»»
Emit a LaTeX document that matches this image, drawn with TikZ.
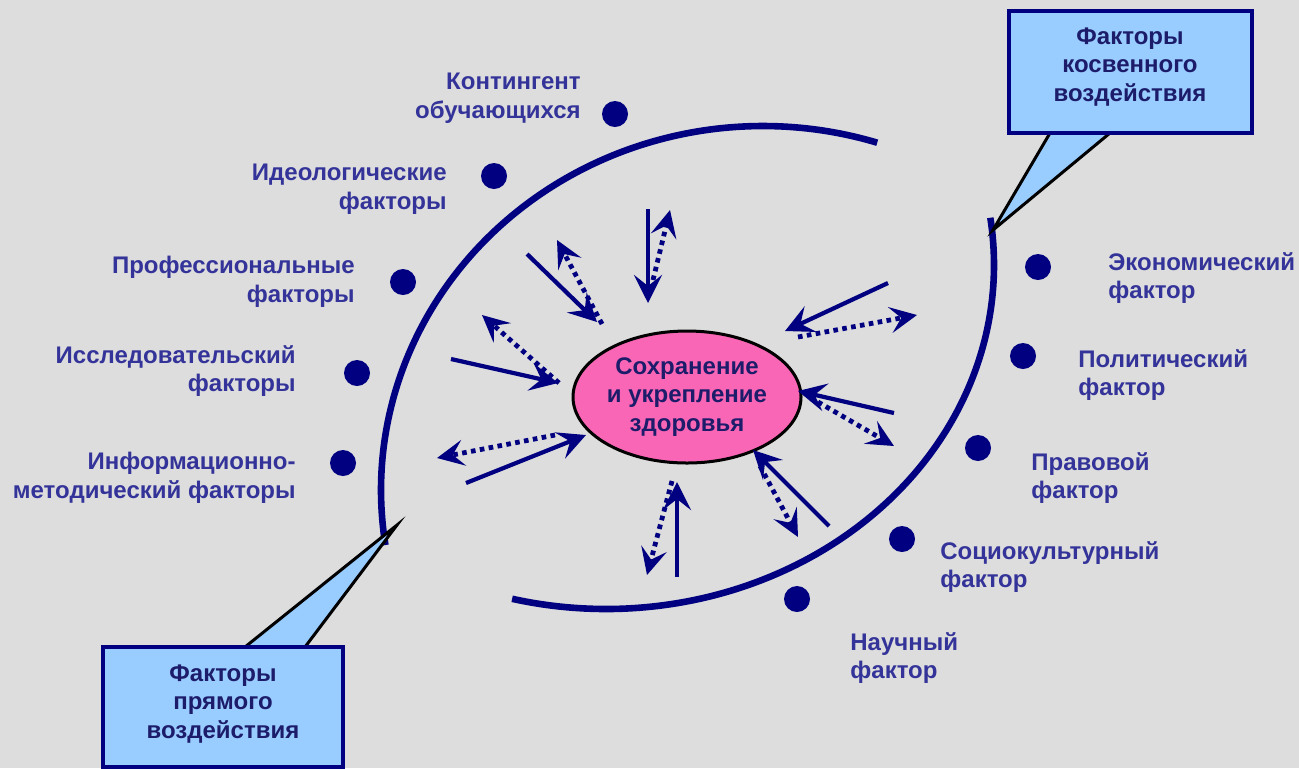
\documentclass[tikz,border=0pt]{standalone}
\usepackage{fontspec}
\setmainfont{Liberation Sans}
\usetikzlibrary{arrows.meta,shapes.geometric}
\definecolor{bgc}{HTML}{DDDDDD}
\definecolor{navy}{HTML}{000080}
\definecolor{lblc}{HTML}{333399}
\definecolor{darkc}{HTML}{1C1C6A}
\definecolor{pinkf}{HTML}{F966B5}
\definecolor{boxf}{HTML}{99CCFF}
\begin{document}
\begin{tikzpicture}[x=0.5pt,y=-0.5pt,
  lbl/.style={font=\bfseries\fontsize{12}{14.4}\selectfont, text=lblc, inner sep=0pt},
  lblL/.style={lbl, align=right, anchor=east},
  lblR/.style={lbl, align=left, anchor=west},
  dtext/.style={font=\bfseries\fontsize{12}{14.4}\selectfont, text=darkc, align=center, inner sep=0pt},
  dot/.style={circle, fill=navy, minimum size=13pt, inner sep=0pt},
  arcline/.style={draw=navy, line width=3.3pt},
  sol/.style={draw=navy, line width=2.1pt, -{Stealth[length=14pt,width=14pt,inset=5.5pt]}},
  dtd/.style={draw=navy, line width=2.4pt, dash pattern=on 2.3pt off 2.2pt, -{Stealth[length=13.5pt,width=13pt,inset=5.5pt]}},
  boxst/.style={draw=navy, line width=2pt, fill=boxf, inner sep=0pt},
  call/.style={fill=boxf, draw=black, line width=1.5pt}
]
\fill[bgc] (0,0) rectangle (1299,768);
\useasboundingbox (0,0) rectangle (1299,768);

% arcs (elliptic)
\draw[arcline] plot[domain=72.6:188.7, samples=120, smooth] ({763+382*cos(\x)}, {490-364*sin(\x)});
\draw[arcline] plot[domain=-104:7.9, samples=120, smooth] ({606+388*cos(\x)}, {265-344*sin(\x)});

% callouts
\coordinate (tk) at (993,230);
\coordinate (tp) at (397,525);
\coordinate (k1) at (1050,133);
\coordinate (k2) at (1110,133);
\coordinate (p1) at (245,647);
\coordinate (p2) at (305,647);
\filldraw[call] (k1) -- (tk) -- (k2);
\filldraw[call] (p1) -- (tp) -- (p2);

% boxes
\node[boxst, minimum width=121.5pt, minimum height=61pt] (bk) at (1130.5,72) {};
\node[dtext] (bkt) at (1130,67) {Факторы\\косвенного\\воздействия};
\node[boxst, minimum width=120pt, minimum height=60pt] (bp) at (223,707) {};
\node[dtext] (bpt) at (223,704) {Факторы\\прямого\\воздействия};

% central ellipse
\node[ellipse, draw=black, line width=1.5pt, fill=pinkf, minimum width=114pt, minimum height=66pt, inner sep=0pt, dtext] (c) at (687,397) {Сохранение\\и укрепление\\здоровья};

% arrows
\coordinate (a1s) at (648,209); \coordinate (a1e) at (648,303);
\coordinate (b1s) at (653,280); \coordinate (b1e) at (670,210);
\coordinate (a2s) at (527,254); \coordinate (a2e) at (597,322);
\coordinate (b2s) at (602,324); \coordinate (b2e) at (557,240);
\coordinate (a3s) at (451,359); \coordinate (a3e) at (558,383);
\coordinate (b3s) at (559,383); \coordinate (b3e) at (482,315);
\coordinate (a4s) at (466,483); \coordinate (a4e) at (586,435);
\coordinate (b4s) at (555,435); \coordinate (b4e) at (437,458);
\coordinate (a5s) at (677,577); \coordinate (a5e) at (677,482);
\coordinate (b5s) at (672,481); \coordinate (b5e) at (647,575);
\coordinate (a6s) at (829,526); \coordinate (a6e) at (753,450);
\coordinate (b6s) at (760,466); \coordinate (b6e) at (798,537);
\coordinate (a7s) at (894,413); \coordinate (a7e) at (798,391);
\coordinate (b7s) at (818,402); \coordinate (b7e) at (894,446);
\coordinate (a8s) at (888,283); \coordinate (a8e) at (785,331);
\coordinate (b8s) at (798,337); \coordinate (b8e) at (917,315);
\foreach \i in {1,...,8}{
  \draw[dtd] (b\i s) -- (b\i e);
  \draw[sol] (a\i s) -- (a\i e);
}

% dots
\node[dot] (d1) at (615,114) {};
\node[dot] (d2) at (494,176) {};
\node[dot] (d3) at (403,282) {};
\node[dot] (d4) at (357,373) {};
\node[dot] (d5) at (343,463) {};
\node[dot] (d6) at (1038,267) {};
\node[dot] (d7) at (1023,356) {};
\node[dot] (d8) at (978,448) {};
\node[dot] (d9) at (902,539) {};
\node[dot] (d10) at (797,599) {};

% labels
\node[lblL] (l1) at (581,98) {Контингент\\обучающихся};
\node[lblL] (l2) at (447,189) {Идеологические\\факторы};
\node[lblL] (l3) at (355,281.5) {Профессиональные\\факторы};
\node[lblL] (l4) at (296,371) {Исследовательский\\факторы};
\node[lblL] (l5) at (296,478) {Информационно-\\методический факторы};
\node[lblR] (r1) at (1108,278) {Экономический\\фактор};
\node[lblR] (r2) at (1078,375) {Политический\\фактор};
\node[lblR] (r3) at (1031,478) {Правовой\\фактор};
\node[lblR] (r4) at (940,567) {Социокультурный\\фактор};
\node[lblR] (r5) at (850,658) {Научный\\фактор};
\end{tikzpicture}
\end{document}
««
**GIVEN EXERCISE:**
Copy the listing word for word, excluding its pictures.

**RESULT FOR THIS EXERCISE:**
Emit a LaTeX document that matches this image, drawn with TikZ.
\documentclass[tikz,border=0pt]{standalone}
\usepackage{fontspec}
\setmainfont{Liberation Sans}
\usetikzlibrary{arrows.meta,shapes.geometric}
\definecolor{bgc}{HTML}{DDDDDD}
\definecolor{navy}{HTML}{000080}
\definecolor{lblc}{HTML}{333399}
\definecolor{darkc}{HTML}{1C1C6A}
\definecolor{pinkf}{HTML}{F966B5}
\definecolor{boxf}{HTML}{99CCFF}
\begin{document}
\begin{tikzpicture}[x=0.5pt,y=-0.5pt,
  lbl/.style={font=\bfseries\fontsize{12}{14.4}\selectfont, text=lblc, inner sep=0pt},
  lblL/.style={lbl, align=right, anchor=east},
  lblR/.style={lbl, align=left, anchor=west},
  dtext/.style={font=\bfseries\fontsize{12}{14.4}\selectfont, text=darkc, align=center, inner sep=0pt},
  dot/.style={circle, fill=navy, minimum size=13pt, inner sep=0pt},
  arcline/.style={draw=navy, line width=3.3pt},
  sol/.style={draw=navy, line width=2.1pt, -{Stealth[length=14pt,width=14pt,inset=5.5pt]}},
  dtd/.style={draw=navy, line width=2.4pt, dash pattern=on 2.3pt off 2.2pt, -{Stealth[length=13.5pt,width=13pt,inset=5.5pt]}},
  boxst/.style={draw=navy, line width=2pt, fill=boxf, inner sep=0pt},
  call/.style={fill=boxf, draw=black, line width=1.5pt}
]
\fill[bgc] (0,0) rectangle (1299,768);
\useasboundingbox (0,0) rectangle (1299,768);

% arcs (elliptic)
\draw[arcline] plot[domain=72.6:188.7, samples=120, smooth] ({763+382*cos(\x)}, {490-364*sin(\x)});
\draw[arcline] plot[domain=-104:7.9, samples=120, smooth] ({606+388*cos(\x)}, {265-344*sin(\x)});

% callouts
\coordinate (tk) at (993,230);
\coordinate (tp) at (397,525);
\coordinate (k1) at (1050,133);
\coordinate (k2) at (1110,133);
\coordinate (p1) at (245,647);
\coordinate (p2) at (305,647);
\filldraw[call] (k1) -- (tk) -- (k2);
\filldraw[call] (p1) -- (tp) -- (p2);

% boxes
\node[boxst, minimum width=121.5pt, minimum height=61pt] (bk) at (1130.5,72) {};
\node[dtext] (bkt) at (1130,67) {Факторы\\косвенного\\воздействия};
\node[boxst, minimum width=120pt, minimum height=60pt] (bp) at (223,707) {};
\node[dtext] (bpt) at (223,704) {Факторы\\прямого\\воздействия};

% central ellipse
\node[ellipse, draw=black, line width=1.5pt, fill=pinkf, minimum width=114pt, minimum height=66pt, inner sep=0pt, dtext] (c) at (687,397) {Сохранение\\и укрепление\\здоровья};

% arrows
\coordinate (a1s) at (648,209); \coordinate (a1e) at (648,303);
\coordinate (b1s) at (653,280); \coordinate (b1e) at (670,210);
\coordinate (a2s) at (527,254); \coordinate (a2e) at (597,322);
\coordinate (b2s) at (602,324); \coordinate (b2e) at (557,240);
\coordinate (a3s) at (451,359); \coordinate (a3e) at (558,383);
\coordinate (b3s) at (559,383); \coordinate (b3e) at (482,315);
\coordinate (a4s) at (466,483); \coordinate (a4e) at (586,435);
\coordinate (b4s) at (555,435); \coordinate (b4e) at (437,458);
\coordinate (a5s) at (677,577); \coordinate (a5e) at (677,482);
\coordinate (b5s) at (672,481); \coordinate (b5e) at (647,575);
\coordinate (a6s) at (829,526); \coordinate (a6e) at (753,450);
\coordinate (b6s) at (760,466); \coordinate (b6e) at (798,537);
\coordinate (a7s) at (894,413); \coordinate (a7e) at (798,391);
\coordinate (b7s) at (818,402); \coordinate (b7e) at (894,446);
\coordinate (a8s) at (888,283); \coordinate (a8e) at (785,331);
\coordinate (b8s) at (798,337); \coordinate (b8e) at (917,315);
\foreach \i in {1,...,8}{
  \draw[dtd] (b\i s) -- (b\i e);
  \draw[sol] (a\i s) -- (a\i e);
}

% dots
\node[dot] (d1) at (615,114) {};
\node[dot] (d2) at (494,176) {};
\node[dot] (d3) at (403,282) {};
\node[dot] (d4) at (357,373) {};
\node[dot] (d5) at (343,463) {};
\node[dot] (d6) at (1038,267) {};
\node[dot] (d7) at (1023,356) {};
\node[dot] (d8) at (978,448) {};
\node[dot] (d9) at (902,539) {};
\node[dot] (d10) at (797,599) {};

% labels
\node[lblL] (l1) at (581,98) {Контингент\\обучающихся};
\node[lblL] (l2) at (447,189) {Идеологические\\факторы};
\node[lblL] (l3) at (355,281.5) {Профессиональные\\факторы};
\node[lblL] (l4) at (296,371) {Исследовательский\\факторы};
\node[lblL] (l5) at (296,478) {Информационно-\\методический факторы};
\node[lblR] (r1) at (1108,278) {Экономический\\фактор};
\node[lblR] (r2) at (1078,375) {Политический\\фактор};
\node[lblR] (r3) at (1031,478) {Правовой\\фактор};
\node[lblR] (r4) at (940,567) {Социокультурный\\фактор};
\node[lblR] (r5) at (850,658) {Научный\\фактор};
\end{tikzpicture}
\end{document}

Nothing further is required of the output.